Table of contents What's This?
  • History of Terminal Island
  • Conditions Governing Access
  • Conditions Governing Use
  • Immediate Source of Acquisition
  • Existence and Location of Originals
  • Existence and Location of Copies
  • Physical Characteristics and Technical Requirements
  • Processing Information for Digitized Materials
  • Scope and Contents
  • Preferred Citation
  • Related Materials

  • Contributing Institution: California State University Dominguez Hills, Gerth Archives and Special Collections
    Title: Terminal Island Personal Histories Collection
    Creator: Hirashima, Mary
    Creator: Izumi, Toshiro
    Creator: Tamura, Bob
    Creator: Tamura, Mary
    Creator: Yamashita, Dorothy
    Identifier/Call Number: SPC.2020.036
    Physical Description: 401.4 Megabytes
    Date (inclusive): 1994-1995
    Abstract: The Terminal Island Personal Histories Collection features one transcribed oral history, one autobiography, and one possible rough draft edition of a book entitled, "Terminal Island: An Island in Time, Collection of Personal Histories of Former Islanders 1994-1995". All of the materials in this are available online.
    Language of Material: English .

    History of Terminal Island

    Terminal Island was the location of a Japanese fishing village in the Port of Los Angeles. Early Japanese immigrants settled and fished for abalone and lobster in the San Pedro Bay area in 1899, but the community eventually shifted to East San Pedro on the western end of Terminal Island by 1910, where fishermen saw more profit in catching sardines and tuna[1]. By the 1930s, the Japanese settlers eventually outnumbered other immigrant communities in the area as their population reached its peak at around three thousand[2]. What was most unique about the Japanese on Terminal Island was that the residents were able to maintain their indigenous and cultural identity due to them being an insulated and mostly homogenous community.
    After the attack on Pearl Harbor on December 7th, 1941, the FBI made quick work of arresting and searching the homes of Issei (first-generation Japanese American) leaders and fishermen under the suspicion that they had the potential to contact enemy vessels with their long-distance sea-faring boats and shortwave radios, and that the Issei, who were aliens ineligible for citizenship by law, would be more closely aligned to their home country than the United States[3]. President Franklin D. Roosevelt signed Executive Order 9066 on February 19th, 1942, resulting in the mass removal of all peoples of Japanese ancestry away from the West Coast. Terminal Islanders, though, were not given the luxury of preparing to move, unlike other Japanese American communities, as they were only given 48 hours beginning on February 25th before they would be forcibly evicted and sent to temporary quarters before being incarcerated in concentration camps, such as Manzanar[4].
    Upon the return home soon after World War II ended, Terminal Islanders would come to find unfortunate dramatic changes: the navy soon occupied East San Pedro, razing homes and shops, and confiscating abandoned boats for military purposes, and the California Fish and Game Commission prohibited "Japanese aliens" or "aliens ineligible for citizenship" from getting commercial licenses. The prevention of Japanese Americans in California from getting commercial licenses would eventually be overturned in the U.S. Supreme Court (Takahashi v. Fish and Game Commission) in 1948 after its constitutionality was challenged[5]. Terminal Island would never be restored to the thriving fishing village it once was. What exists today, though, is the Terminal Islanders Club, which is an association comprised of former residents and their descendants.
    [1]Lilian Takahashi Hoffecker. "Terminal Island, California," Densho Encyclopedia https://encyclopedia.densho.org/Terminal%20Island,%20California (accessed Dec 14 2020). [2]Lilian Takahashi Hoffecker. "Terminal Island, California". [3]Lilian Takahashi Hoffecker. "Terminal Island, California". [4]Lilian Takahashi Hoffecker. "Terminal Island, California". [5]Lilian Takahashi Hoffecker. "Terminal Island, California".

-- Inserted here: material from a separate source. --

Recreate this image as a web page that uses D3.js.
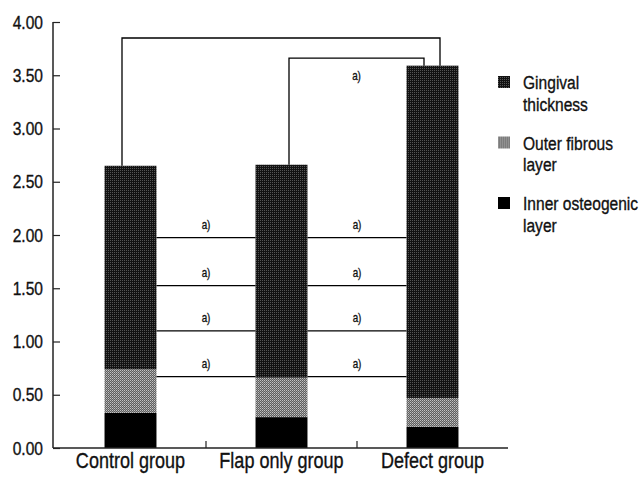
<!DOCTYPE html>
<html>
<head>
<meta charset="utf-8">
<script src="https://cdn.jsdelivr.net/npm/d3@7"></script>
<style>
  html, body { margin: 0; padding: 0; background: #fff; }
  svg { display: block; }
  text { font-family: "Liberation Sans", Arial, sans-serif; fill: #111; stroke: #111; stroke-width: 0.35px; }
</style>
</head>
<body>
<svg id="chart" width="643" height="479"></svg>
<script>
// ---- data ----
const groups = ["Control group", "Flap only group", "Defect group"];
const innerOsteogenic = [0.33, 0.29, 0.20];
const outerFibrous = [0.41, 0.37, 0.27];
const gingivalThickness = [1.91, 2.00, 3.12];
const seriesNames = ["Gingival thickness", "Outer fibrous layer", "Inner osteogenic layer"];
const yTicks = [0, 0.5, 1.0, 1.5, 2.0, 2.5, 3.0, 3.5, 4.0];
// comparison lines between neighbouring groups (value levels), each marked "a)"
const compareLevels = [1.975, 1.525, 1.10, 0.67];
const comparePairs = [[0, 1], [1, 2]];
// top brackets: [from group, to group, level]
const topBrackets = [[0, 2, 3.85], [1, 2, 3.66]];
const sigLabel = "a)";

// ---- layout ----
const svg = d3.select("#chart");
const y = d3.scaleLinear().domain([0, 4]).range([448, 22]);
const x = d3.scaleBand().domain(groups).range([55, 508])
  .paddingInner(0.656).paddingOuter(0.328);
const SX = 0.82; // condensed type

function ctext(parent, tx, ty, str, size, anchor, baseline) {
  const t = parent.append("text")
    .attr("transform", `translate(${tx},${ty}) scale(${SX},1)`)
    .attr("text-anchor", anchor || "start")
    .style("font-size", size + "px")
    .text(str);
  if (baseline) t.attr("dominant-baseline", baseline);
  return t;
}

const defs = svg.append("defs");
const pg = defs.append("pattern").attr("id", "pGing").attr("patternUnits", "userSpaceOnUse")
  .attr("width", 2).attr("height", 2);
pg.append("rect").attr("width", 2).attr("height", 2).attr("fill", "#121212");
pg.append("rect").attr("width", 1).attr("height", 1).attr("fill", "#555");
const po = defs.append("pattern").attr("id", "pOuter").attr("patternUnits", "userSpaceOnUse")
  .attr("width", 2).attr("height", 2);
po.append("rect").attr("width", 2).attr("height", 2).attr("fill", "#5e5e5e");
po.append("rect").attr("width", 1).attr("height", 1).attr("fill", "#c4c4c4");
po.append("rect").attr("x", 1).attr("y", 1).attr("width", 1).attr("height", 1).attr("fill", "#9a9a9a");

const fills = {
  "Inner osteogenic layer": "#000",
  "Outer fibrous layer": "url(#pOuter)",
  "Gingival thickness": "url(#pGing)"
};

const rows = groups.map((g, i) => ({
  group: g,
  "Inner osteogenic layer": innerOsteogenic[i],
  "Outer fibrous layer": outerFibrous[i],
  "Gingival thickness": gingivalThickness[i]
}));
const stack = d3.stack().keys(["Inner osteogenic layer", "Outer fibrous layer", "Gingival thickness"]);
const stacked = stack(rows);

// bars
svg.append("g").selectAll("g").data(stacked).join("g")
  .attr("fill", d => fills[d.key])
  .selectAll("rect").data(d => d).join("rect")
  .attr("x", d => x(d.data.group))
  .attr("width", x.bandwidth())
  .attr("y", d => y(d[1]))
  .attr("height", d => y(d[0]) - y(d[1]));

const total = i => innerOsteogenic[i] + outerFibrous[i] + gingivalThickness[i];
const cx = i => x(groups[i]) + x.bandwidth() / 2;

// comparison lines
const cg = svg.append("g");
comparePairs.forEach(([a, b]) => {
  const x0 = x(groups[a]) + x.bandwidth();
  const x1 = x(groups[b]);
  compareLevels.forEach(v => {
    cg.append("line").attr("x1", x0).attr("x2", x1).attr("y1", y(v)).attr("y2", y(v))
      .attr("stroke", "#000").attr("stroke-width", 1.4);
    ctext(cg, (x0 + x1) / 2, y(v) - 13, sigLabel, 12, "middle", "central");
  });
});

// top brackets
topBrackets.forEach(([a, b, v], k) => {
  const xa = cx(a) + (k === 0 ? -8.5 : 7.5);
  const xb = cx(b) + (k === 0 ? 7.5 : -8.5);
  cg.append("path")
    .attr("d", `M${xa},${y(total(a))}V${y(v)}H${xb}V${y(total(b))}`)
    .attr("fill", "none").attr("stroke", "#000").attr("stroke-width", 1.3);
  if (k === 1) ctext(cg, (xa + xb) / 2, y(v) + 17, sigLabel, 12, "middle", "central");
});

// y axis
const yAxis = svg.append("g").attr("transform", "translate(53,0)")
  .call(d3.axisRight(y).tickValues(yTicks).tickSize(7).tickFormat(""));
yAxis.select(".domain").remove();
yAxis.selectAll("line").attr("stroke", "#222").attr("stroke-width", 1.2);
svg.append("line").attr("x1", 53).attr("x2", 53).attr("y1", y(4)).attr("y2", y(0))
  .attr("stroke", "#222").attr("stroke-width", 1.5);
const yl = svg.append("g");
yTicks.forEach(d => ctext(yl, 43, y(d), d3.format(".2f")(d), 19, "end", "central"));

// x axis
svg.append("line").attr("x1", 53).attr("x2", 508).attr("y1", y(0)).attr("y2", y(0))
  .attr("stroke", "#222").attr("stroke-width", 1.5);
const sep = [1, 2].map(i => x(groups[i]) - x.step() * x.paddingInner() / 2);
svg.append("g").selectAll("line").data(sep).join("line")
  .attr("x1", d => d).attr("x2", d => d).attr("y1", y(0)).attr("y2", y(0) - 7)
  .attr("stroke", "#222").attr("stroke-width", 1.2);
const xl = svg.append("g");
groups.forEach(g => ctext(xl, x(g) + x.bandwidth() / 2, 468, g, 22, "middle"));

// legend
const legendLines = [["Gingival", "thickness"], ["Outer fibrous", "layer"], ["Inner osteogenic", "layer"]];
const legendFill = ["url(#pGing)", "url(#pOuter)", "#000"];
const lg = svg.append("g").selectAll("g").data(seriesNames).join("g")
  .attr("transform", (d, i) => `translate(498,${89 + i * 60.5})`);
lg.append("rect").attr("x", 0).attr("y", -13).attr("width", 12).attr("height", 12)
  .attr("fill", (d, i) => legendFill[i]);
lg.each(function (d, i) {
  const g = d3.select(this);
  legendLines[i].forEach((s, j) => ctext(g, 25, j * 21.5, s, 19, "start"));
});
</script>
</body>
</html>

    Conditions Governing Access

    There are no access restrictions on this collection.

    Conditions Governing Use

    All requests for permission to publish or quote from manuscripts must be submitted in writing to the Director of Archives and Special Collections. Permission for publication is given on behalf of Special Collections as the owner of the physical materials and not intended to include or imply permission of the copyright holder, which must also be obtained.

    Immediate Source of Acquisition

    This collection was loaned to the Gerth Archives and Special Collections in 2020. All materials were returned to the donor.

    Existence and Location of Originals

    This collection contains digital reproductions created from loaned materials. The donors retained the original, physical items.

    Existence and Location of Copies

    Most of the items in this collection have been digitized and the digitized materials are available at the CSU Japanese American Digitization Project Site: Terminal Island Personal Histories Collection 

    Physical Characteristics and Technical Requirements

    All of the digital reproductions are available online at Terminal Island Personal Histories Collection.  They are also available on the Public Use Drive as PDF files at the Gerth Archives And Special Collections. Please request copies at the reference desk.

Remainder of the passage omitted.